Server-side developers are no longer writing apps that run on single machines. They are often building apps that span dozens to thousands of machines and run across the entire data center. More and more mobile or internet applications built today are decomposed into a suite of “micro-services” connected by APIs. As these applications grow to handle more load and changing functionality, it becomes necessary to constantly re-deploy and scale back-end service instances. Developers are stalled by having these changes go through human operators, who themselves are hampered by a static partitioning model where each service is run on an isolated group of machines.

Even in mature DevOps organizations, developers face unnecessary complexity by being forced to think about individual servers and partitions, and by creating bespoke operational support tooling (such as service discovery and coordination) for each app they develop. The upshot is pain of lost developer time on tooling, provisioning labor and hard costs underutilization that results from brute force “service per machine” resource allocation.

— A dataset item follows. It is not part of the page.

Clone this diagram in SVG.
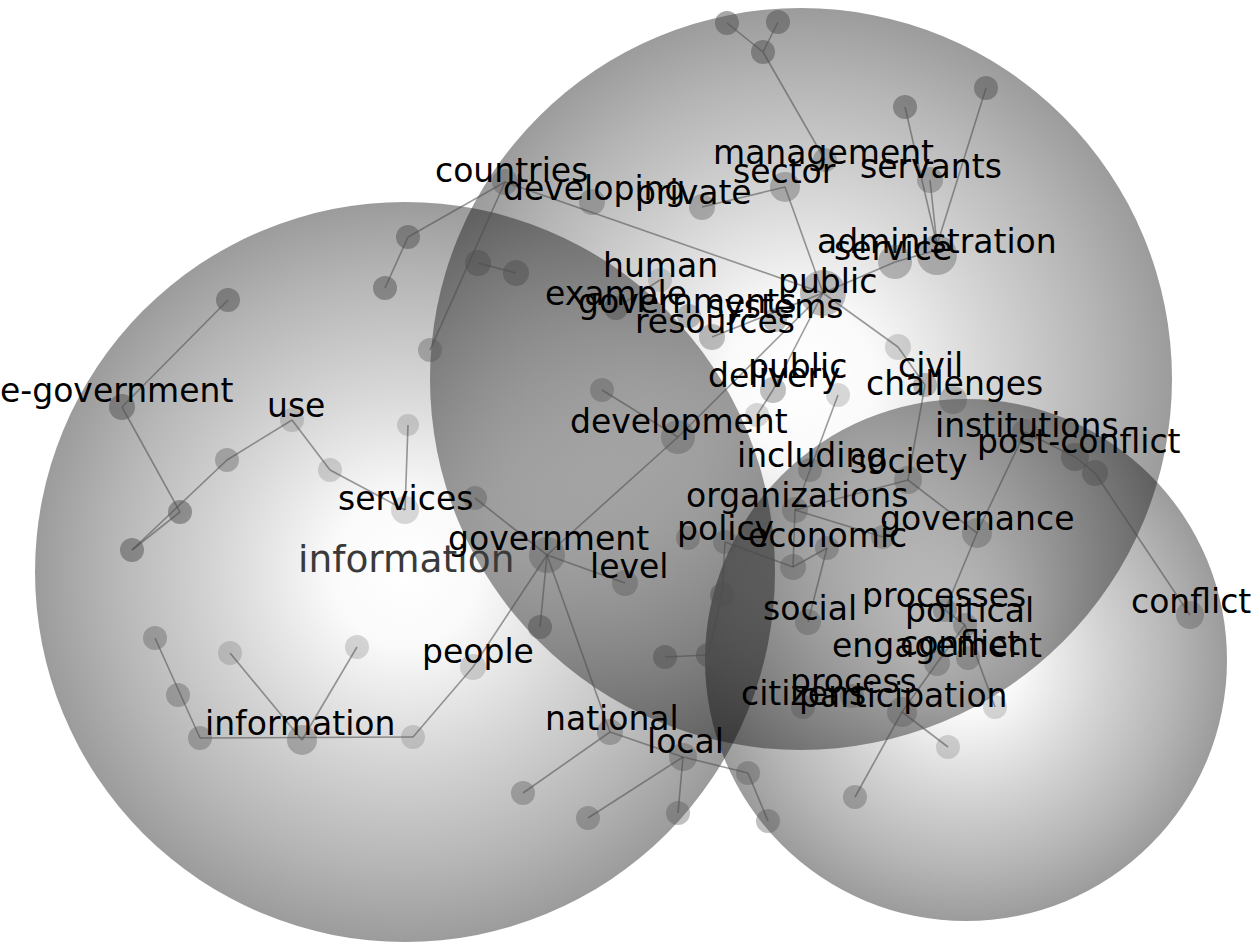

We believe the simpler path for the New Stack is to give power to developers to write modern data center–scale applications against an aggregation of all of the resources in the data center, to build operational support into apps as they are created, and to avoid management of individual machines and other low-level infrastructure.

Delivering such an abstraction lays the foundation for an increasingly autonomic model where logical applications (composed of all of their physical instances and dependent services) are the first-class citizens deployed and automatically optimized against the underlying cloud-style infrastructure. Contrast this with the typical enterprise focus on the operation of servers as first-class citizens — a backward-looking approach that represents pre-Cloud, pre-DevOps thinking.

Distributed computing isn’t just for Google and Twitter

Turing Award winner Barbara Liskov famously quipped that all advances in programming have relied on new abstractions. That truth is even more pronounced today.

Most enterprises adopting New Stack today will have a mixed fleet of applications and services with different characteristics: long running interactive applications, API/integration services, real-time data pipelines, scheduled batch jobs, etc. Each distributed application is dependent on other services and made up of many individual instances (sometimes thousands) that run across large numbers of servers. This mixed topology of distributed applications running across many servers is geometrically more complex than an application running on a single server. Each service that comprises the application needs to simultaneously operate independently and coordinate with all of the interlocking parts to act as a whole.

In the above model, it’s inefficient to use human reasoning to think about individual tasks on individual servers. You need to create abstractions and automations that aggregate all of the individual servers into what behaves like one pool of resources, where applications can call upon the computation they need to run (the CPU/memory/I/O/storage/networking) without having to think about servers. To achieve optimal cost structure and utilization, the resource pool is aggregated from low-cost, relatively homogenous equipment/capacity from multiple vendors and cloud providers, and deployed under a uniform resource allocation and scheduling framework. This strategy avoids costly, specialized equipment and proprietary feature silos that lead to lock-in and ultimately less flexibility and manageability at scale.

Google was the first to overcome the limits of human oversight of data center resources with this resource aggregation approach by building its own resource management framework (which was initially called Borg, then evolved into Omega). Twitter rebuilt its entire infrastructure on top of the Apache Mesos distributed systems kernel to kill the “fail whale.” You could argue that Google and Twitter — in the absence of innovation from the big systems players — created their own operating systems for managing applications and resources across their data centers. That simple idea of a data center operating system — although complex to create and execute in the first place — is what drove our most recent investment in Mesosphere.

We believe the adoption of this type of “data center OS” outside of the largest web-scale businesses is an inevitability. Even small mobile applications have outgrown single machines and evolve much more rapidly. Managing change as a process instead of a discrete event has become table stakes for CIOs, and daily changes in business models make data center resource requirements highly unpredictable. Elastic infrastructures are no longer a “nice-to-have.” And human beings and manual oversight have reached their limits.

Vinod Khosla 

3 Responses to “Untangling the data center from complexity and human oversight”

  1. Brian Jones

    It was as long ago as 1989 when I was responsible for the electrical services design of my first Data Centre. I was the Electrical Associate for Aukett, an architectural and building services consultancy based in Chelsea when we were appointed by Sun Alliance Insurance to design their new Data Centre in Southwater, Surrey.
    Sun Alliance were very keen to have total flexibility and to avoid having any AC/Electrical plant within the machine hall (other than dual supply PDU’s) which dictated the need to have an undecroft feeding the machine hall above and housing plant for a total electrical design load of 800kw including:
    Distribution switchgear
    N+1 (2no) 400hz frequency converters feeding IBM main frame computers
    N+1 (3no) 50hz 500kva rotary UPS
    Machine Hall mechanical plant including Chilled Water Units
    Halon bottles
    The remaining electrical plant was housed in an adjacent plantroom housing:
    2no 1000kva transformers substation
    N+1 (3no) 1250kva Standby diesel generators
    Main intake switchgear
    Lead acid batteries
    Mechanical plant MCC’s etc
    So how would the design differ given the same brief today? Certainly there would not be the need for the 400hz frequency converters for main frame computers and the halon system would have to give way to halocarbon-based agents but the general layout would still provide a good solution. However the need for future capacity at the time was under estimated. The electrical design load of 800kw was meant to cater for 5years growth but less than a year later we were being appointed to build a new power house to double the capacity with the need to consider replacing the UPS/Batteries/Generators with Diesel Rotary UPS.

  2. dstributed

    The article nicely embraces the future of highly distributed application programming against a DCOS as well as the operating model which comes along and Mesosphere will play a big role in there.